I have found, personally, that structuring my knowledge base around the subject of "businesses" and of "people" is a simple yet effective way framework to build on my knowledge. That stock prices are primarily driven by business earnings and potential is a given fact (especially clear after the dot-com bust), so a good working knowledge of industry dynamics within different industry sectors will be important. One does not have to go all out to learn about different sectors, for that would exhaust him --- there is too much to learn. But the unique opportunity to anchor in his knowledge of a particular industry is there every time he buys a stock, the chance to learn more about the demand and supply dynamics, the key players, the competitive advantages. A methodical mental classification of this knowledge over the years constitutes a powerful advantage in providing breadth of investing choices that one can be comfortable with.

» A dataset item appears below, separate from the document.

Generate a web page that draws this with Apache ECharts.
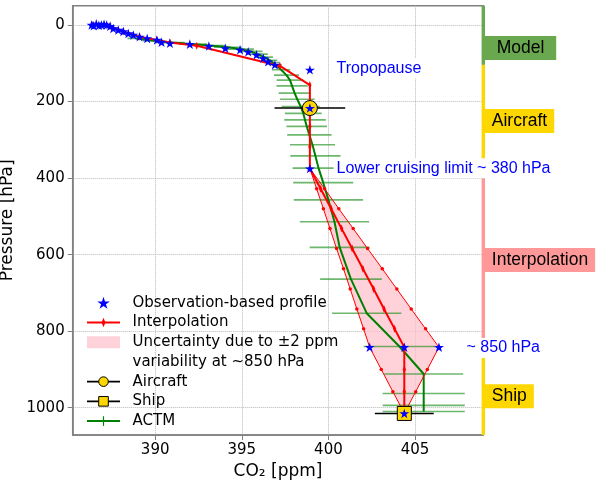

The "people" knowledge base is less obvious, but what is the stock market but a collection of traders and service providers with different mentalities driving their various decisions? If one categorises the key players into various sub-groups such as service providers (stock exchange, brokers, investment bankers, independent research houses), securities issuers (the companies, their directors, their independent directors), securities buyers (gurus, institutional fund managers, house traders, retail investors, professional traders, short-sellers), there is so much to learn about the thinking and operations of each. On the very top level, service providers benefit from high trading volume, securities issuers benefit from strong stock sentiment before they issue their securities, securities buyers benefit from volatility and (with the exception of short-sellers) a rising market. The actions and operational strategies that each adopts to achieve optimisation of their objectives will be different. There is so much to learn about each sub-category: under the buy-side, for example, one can seek to understand how fund managers make their stock selections, when they buy and sell. Understanding the buyers and the sellers, in my mind, is the key to risk management and stock selection in the stock market.




Anonymous Anonymous said...

I've read the 3 parts to developing an investment philosophy and it seems that you have not gotten past the idea of trying to have an investment philosophy that can capture close to optimal return and probably the short term returns.

I follow Neff advice in this aspect that we're not so smart. Therefore selling early and buying at a higher price than others is part and parcel of investment. Which means not seeking optimal returns but sufficiently above average returns.

From your part 3, your focus on people suggest that you do focus on short term performance but other articles in your blogs seem to suggest that you would prefer a more long term approach. Maybe you yourself are torn between short term investing and long term investing.

5/04/2006 9:46 AM  
Blogger DanielXX said...

Hi think not left,
Not really true, as I've often maintained I am no short-term trader, my horizon is more medium-term (several months) and trends-driven. I'll briefly re-cap my points in the 3 parts:

Part 1: Flexibility and recognising "exceptions to the rule"

Part 2: More on flexibility, and developing a logical approach with more market awareness

Part 3: Gauging and improving one's investment technique; structuring a knowledge base

If you're referring to the timing of the buying point, or gauging of short-term investment results, as being short-termist thinking, I don't agree. I'm definitely not a buy-and-hold Buffett-type long-term investor, and furthermore watching the price trend is often a good indication of whether there might be underlying factors that fundamentals analysis centred on accounting statements might not reveal. I'm not a technical analysis person as well, mind you, but I do believe the price-volume tells a story. Same thing for focus on people: interpreting the reasons underlying buying/selling decisions of your counterparts in the market tells a story of the company as much as the accounting statements.

5/04/2006 10:49 PM  

Warren buffett says buy when everyone is fearful and sell when everyone is greedy.